List all lines in the material below that contain "this".

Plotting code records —
# # # #

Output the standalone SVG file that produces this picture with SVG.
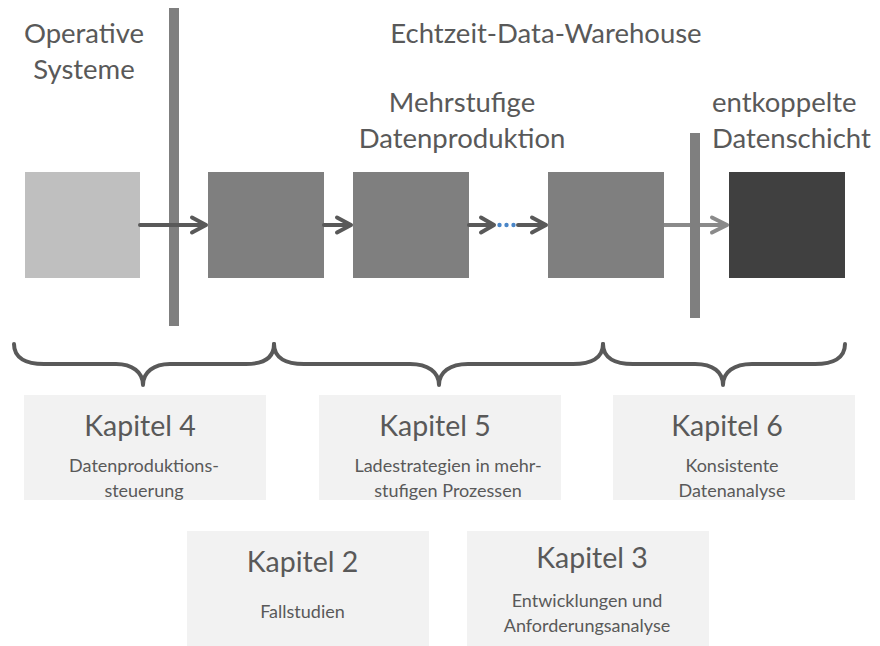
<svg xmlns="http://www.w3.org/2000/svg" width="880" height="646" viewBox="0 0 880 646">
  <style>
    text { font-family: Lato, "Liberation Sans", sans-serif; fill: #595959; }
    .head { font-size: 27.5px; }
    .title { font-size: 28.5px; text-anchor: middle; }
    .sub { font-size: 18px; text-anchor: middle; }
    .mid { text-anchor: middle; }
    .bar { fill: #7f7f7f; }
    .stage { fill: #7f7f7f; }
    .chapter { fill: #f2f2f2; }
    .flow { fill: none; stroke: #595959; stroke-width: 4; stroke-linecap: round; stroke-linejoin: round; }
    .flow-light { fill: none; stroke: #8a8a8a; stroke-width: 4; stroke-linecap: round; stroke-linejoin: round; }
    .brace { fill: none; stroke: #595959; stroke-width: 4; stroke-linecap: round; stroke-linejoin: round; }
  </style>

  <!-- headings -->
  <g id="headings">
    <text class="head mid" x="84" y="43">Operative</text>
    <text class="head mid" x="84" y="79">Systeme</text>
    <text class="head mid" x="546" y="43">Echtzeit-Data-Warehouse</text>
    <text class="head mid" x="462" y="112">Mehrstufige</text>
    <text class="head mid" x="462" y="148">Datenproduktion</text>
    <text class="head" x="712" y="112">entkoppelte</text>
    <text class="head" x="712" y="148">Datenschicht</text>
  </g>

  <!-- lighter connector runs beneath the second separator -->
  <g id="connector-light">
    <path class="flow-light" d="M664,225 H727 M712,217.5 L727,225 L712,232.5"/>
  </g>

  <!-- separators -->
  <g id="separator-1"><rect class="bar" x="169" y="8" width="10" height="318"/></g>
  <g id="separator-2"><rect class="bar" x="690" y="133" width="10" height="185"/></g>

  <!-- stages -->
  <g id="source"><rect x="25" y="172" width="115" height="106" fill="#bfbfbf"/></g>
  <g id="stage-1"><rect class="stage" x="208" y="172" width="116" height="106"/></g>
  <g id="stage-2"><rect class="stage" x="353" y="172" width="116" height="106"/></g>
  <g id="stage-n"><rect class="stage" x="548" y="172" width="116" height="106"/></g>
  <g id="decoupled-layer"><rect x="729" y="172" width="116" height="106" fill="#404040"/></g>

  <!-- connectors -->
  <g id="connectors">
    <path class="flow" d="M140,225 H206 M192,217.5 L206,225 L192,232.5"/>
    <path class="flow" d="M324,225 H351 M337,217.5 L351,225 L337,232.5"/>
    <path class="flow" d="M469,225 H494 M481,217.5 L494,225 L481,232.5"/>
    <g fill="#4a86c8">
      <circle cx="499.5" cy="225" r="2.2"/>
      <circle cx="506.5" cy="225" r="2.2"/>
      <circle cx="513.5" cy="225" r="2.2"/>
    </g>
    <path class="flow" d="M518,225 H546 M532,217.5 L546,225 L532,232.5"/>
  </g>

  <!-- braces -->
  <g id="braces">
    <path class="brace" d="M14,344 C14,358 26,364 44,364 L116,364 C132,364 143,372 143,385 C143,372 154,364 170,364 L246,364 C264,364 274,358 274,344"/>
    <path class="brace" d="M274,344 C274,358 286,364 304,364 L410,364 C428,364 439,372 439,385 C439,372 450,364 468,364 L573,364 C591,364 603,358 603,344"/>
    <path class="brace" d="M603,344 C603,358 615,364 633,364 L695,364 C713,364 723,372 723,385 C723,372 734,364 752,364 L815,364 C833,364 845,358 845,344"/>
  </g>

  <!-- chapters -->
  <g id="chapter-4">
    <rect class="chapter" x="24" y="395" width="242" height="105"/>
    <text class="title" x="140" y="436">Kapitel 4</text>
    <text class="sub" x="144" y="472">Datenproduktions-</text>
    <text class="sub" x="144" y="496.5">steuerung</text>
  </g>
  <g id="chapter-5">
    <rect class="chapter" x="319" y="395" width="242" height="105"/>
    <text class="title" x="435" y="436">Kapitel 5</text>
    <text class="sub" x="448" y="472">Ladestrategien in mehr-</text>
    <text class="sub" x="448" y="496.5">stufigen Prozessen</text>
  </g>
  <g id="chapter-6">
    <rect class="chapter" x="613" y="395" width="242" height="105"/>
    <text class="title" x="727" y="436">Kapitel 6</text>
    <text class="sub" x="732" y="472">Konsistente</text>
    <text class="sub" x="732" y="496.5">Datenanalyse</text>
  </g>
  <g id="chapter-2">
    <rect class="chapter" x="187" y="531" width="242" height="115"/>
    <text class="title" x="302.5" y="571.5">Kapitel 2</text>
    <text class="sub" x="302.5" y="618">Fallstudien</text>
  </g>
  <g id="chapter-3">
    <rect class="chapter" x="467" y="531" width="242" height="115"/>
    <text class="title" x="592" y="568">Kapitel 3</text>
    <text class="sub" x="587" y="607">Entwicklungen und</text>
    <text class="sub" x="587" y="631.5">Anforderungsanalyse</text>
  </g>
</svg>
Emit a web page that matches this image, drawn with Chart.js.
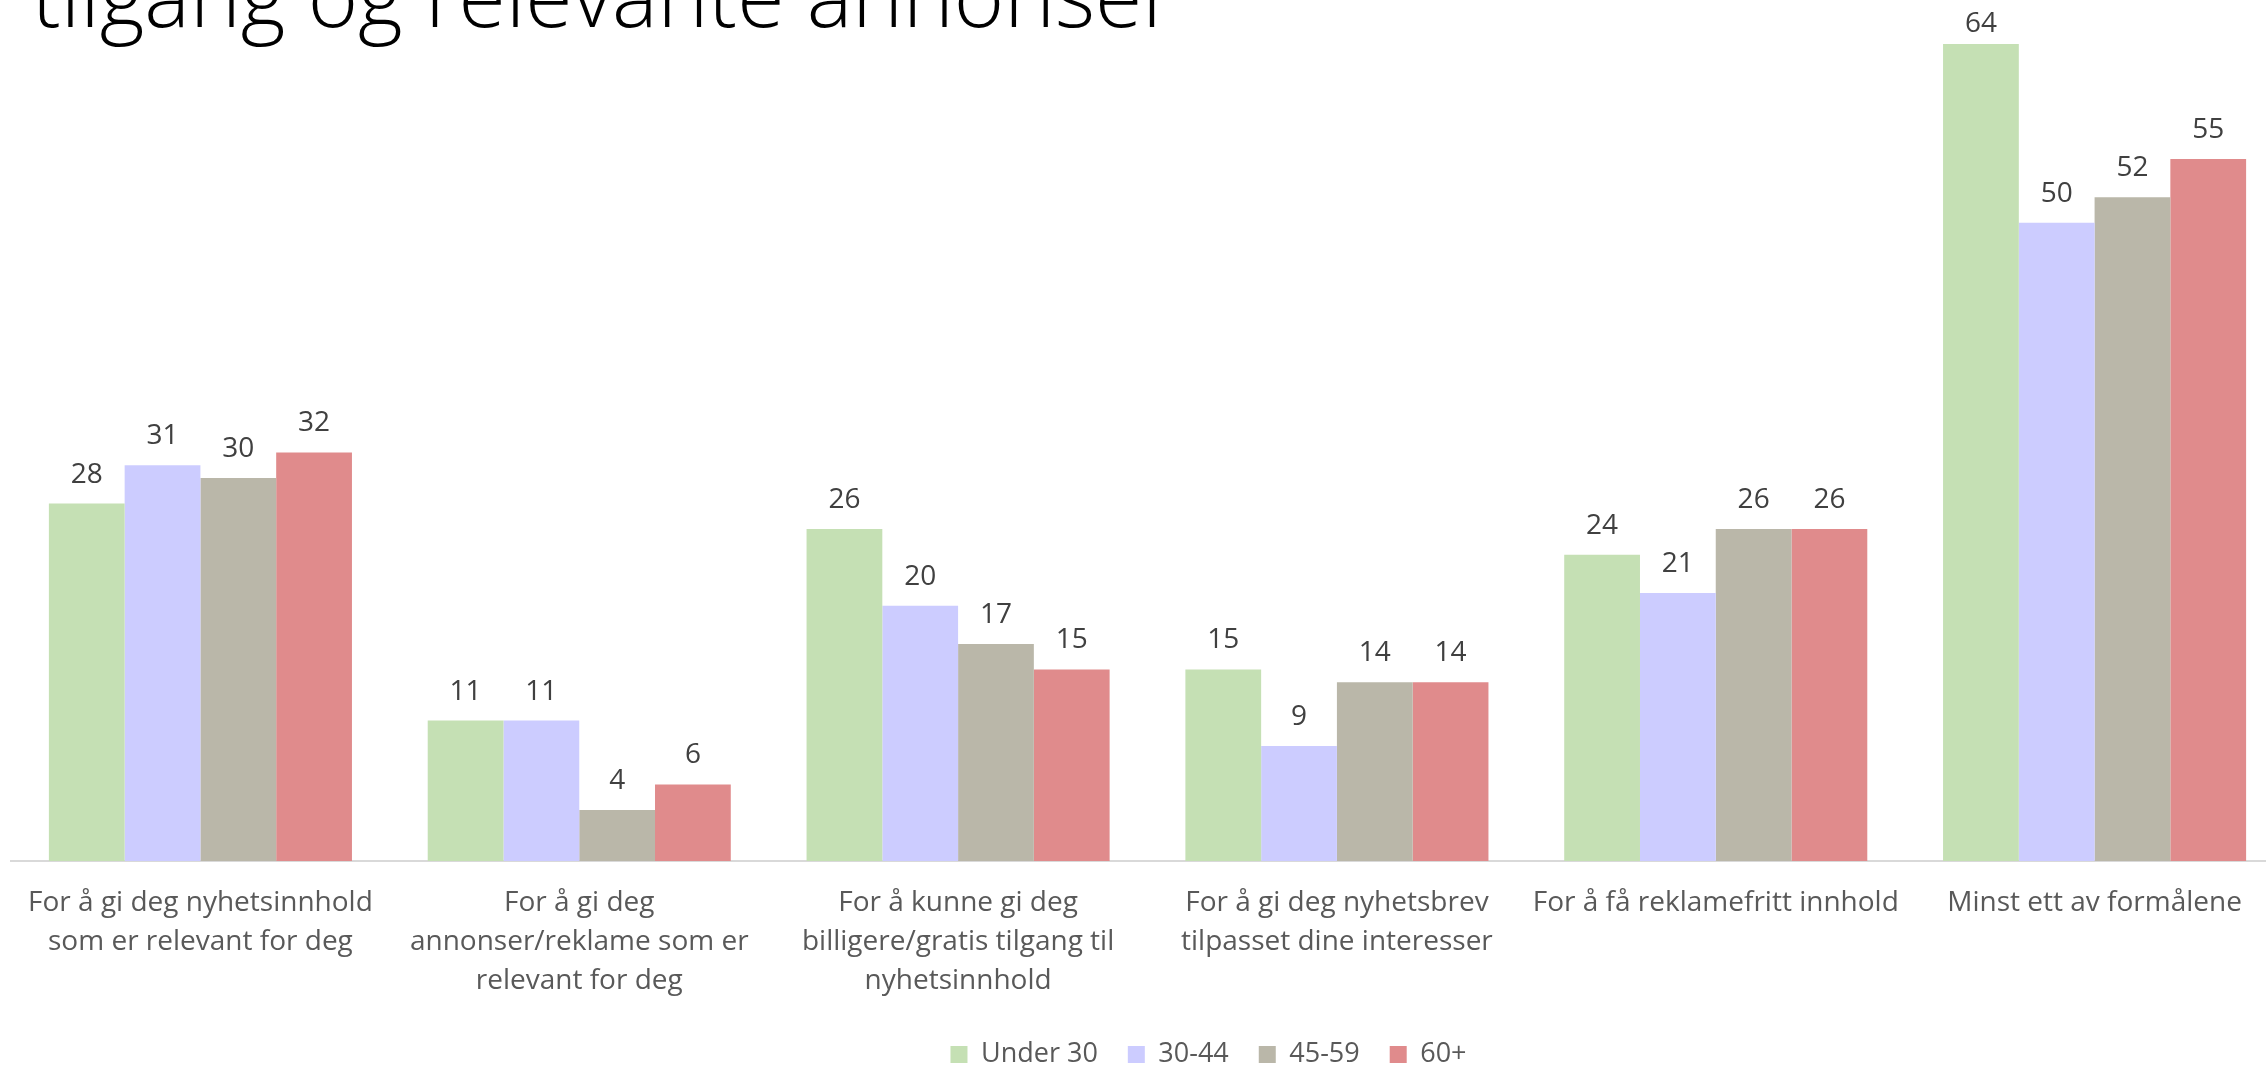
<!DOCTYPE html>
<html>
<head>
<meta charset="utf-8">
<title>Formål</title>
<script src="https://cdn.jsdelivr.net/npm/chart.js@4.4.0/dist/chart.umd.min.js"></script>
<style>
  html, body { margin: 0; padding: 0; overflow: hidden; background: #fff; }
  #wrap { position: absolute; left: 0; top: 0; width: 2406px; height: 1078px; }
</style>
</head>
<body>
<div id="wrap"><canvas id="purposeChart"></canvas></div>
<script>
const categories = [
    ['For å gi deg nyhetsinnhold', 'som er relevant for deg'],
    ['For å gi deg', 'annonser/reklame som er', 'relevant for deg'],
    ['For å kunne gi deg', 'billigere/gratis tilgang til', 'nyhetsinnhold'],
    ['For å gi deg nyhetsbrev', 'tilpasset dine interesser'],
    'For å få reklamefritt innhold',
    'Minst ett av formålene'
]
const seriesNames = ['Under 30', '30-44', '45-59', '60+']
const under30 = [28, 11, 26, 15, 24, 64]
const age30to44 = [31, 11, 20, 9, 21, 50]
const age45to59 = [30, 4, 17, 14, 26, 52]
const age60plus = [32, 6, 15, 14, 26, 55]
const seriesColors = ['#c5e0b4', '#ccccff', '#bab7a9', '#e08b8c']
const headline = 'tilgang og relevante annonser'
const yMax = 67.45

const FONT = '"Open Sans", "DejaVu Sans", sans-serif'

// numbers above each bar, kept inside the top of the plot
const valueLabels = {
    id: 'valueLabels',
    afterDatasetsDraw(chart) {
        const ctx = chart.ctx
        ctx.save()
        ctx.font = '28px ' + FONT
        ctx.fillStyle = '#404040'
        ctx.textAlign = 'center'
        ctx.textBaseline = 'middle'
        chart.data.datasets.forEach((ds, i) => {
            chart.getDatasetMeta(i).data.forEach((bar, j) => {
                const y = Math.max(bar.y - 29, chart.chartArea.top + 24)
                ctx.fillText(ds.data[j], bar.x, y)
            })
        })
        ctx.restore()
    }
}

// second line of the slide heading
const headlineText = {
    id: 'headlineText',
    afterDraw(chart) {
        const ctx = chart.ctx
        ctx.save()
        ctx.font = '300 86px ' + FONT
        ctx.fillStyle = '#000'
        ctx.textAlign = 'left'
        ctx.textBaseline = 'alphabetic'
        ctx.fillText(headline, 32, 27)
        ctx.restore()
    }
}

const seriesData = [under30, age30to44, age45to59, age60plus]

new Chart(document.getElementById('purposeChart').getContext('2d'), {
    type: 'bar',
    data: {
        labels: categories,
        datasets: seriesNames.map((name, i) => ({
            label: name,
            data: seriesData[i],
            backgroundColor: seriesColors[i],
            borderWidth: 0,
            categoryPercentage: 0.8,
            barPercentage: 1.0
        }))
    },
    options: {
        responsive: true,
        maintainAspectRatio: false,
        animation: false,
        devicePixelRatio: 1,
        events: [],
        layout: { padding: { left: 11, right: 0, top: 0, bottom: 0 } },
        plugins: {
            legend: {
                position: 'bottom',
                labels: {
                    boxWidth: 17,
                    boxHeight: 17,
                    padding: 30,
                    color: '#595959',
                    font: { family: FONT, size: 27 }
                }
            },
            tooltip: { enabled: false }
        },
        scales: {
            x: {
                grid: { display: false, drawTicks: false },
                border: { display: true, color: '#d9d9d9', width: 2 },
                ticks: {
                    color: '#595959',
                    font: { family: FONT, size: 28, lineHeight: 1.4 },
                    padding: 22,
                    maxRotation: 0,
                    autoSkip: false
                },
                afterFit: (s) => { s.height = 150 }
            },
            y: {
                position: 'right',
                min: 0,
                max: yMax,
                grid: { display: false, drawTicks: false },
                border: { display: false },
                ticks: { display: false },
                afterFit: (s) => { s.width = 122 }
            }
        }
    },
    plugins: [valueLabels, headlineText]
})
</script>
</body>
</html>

# # # #

Correct result —
Output the standalone SVG file that produces this picture with SVG.
Emit a web page that matches this image, drawn with Chart.js.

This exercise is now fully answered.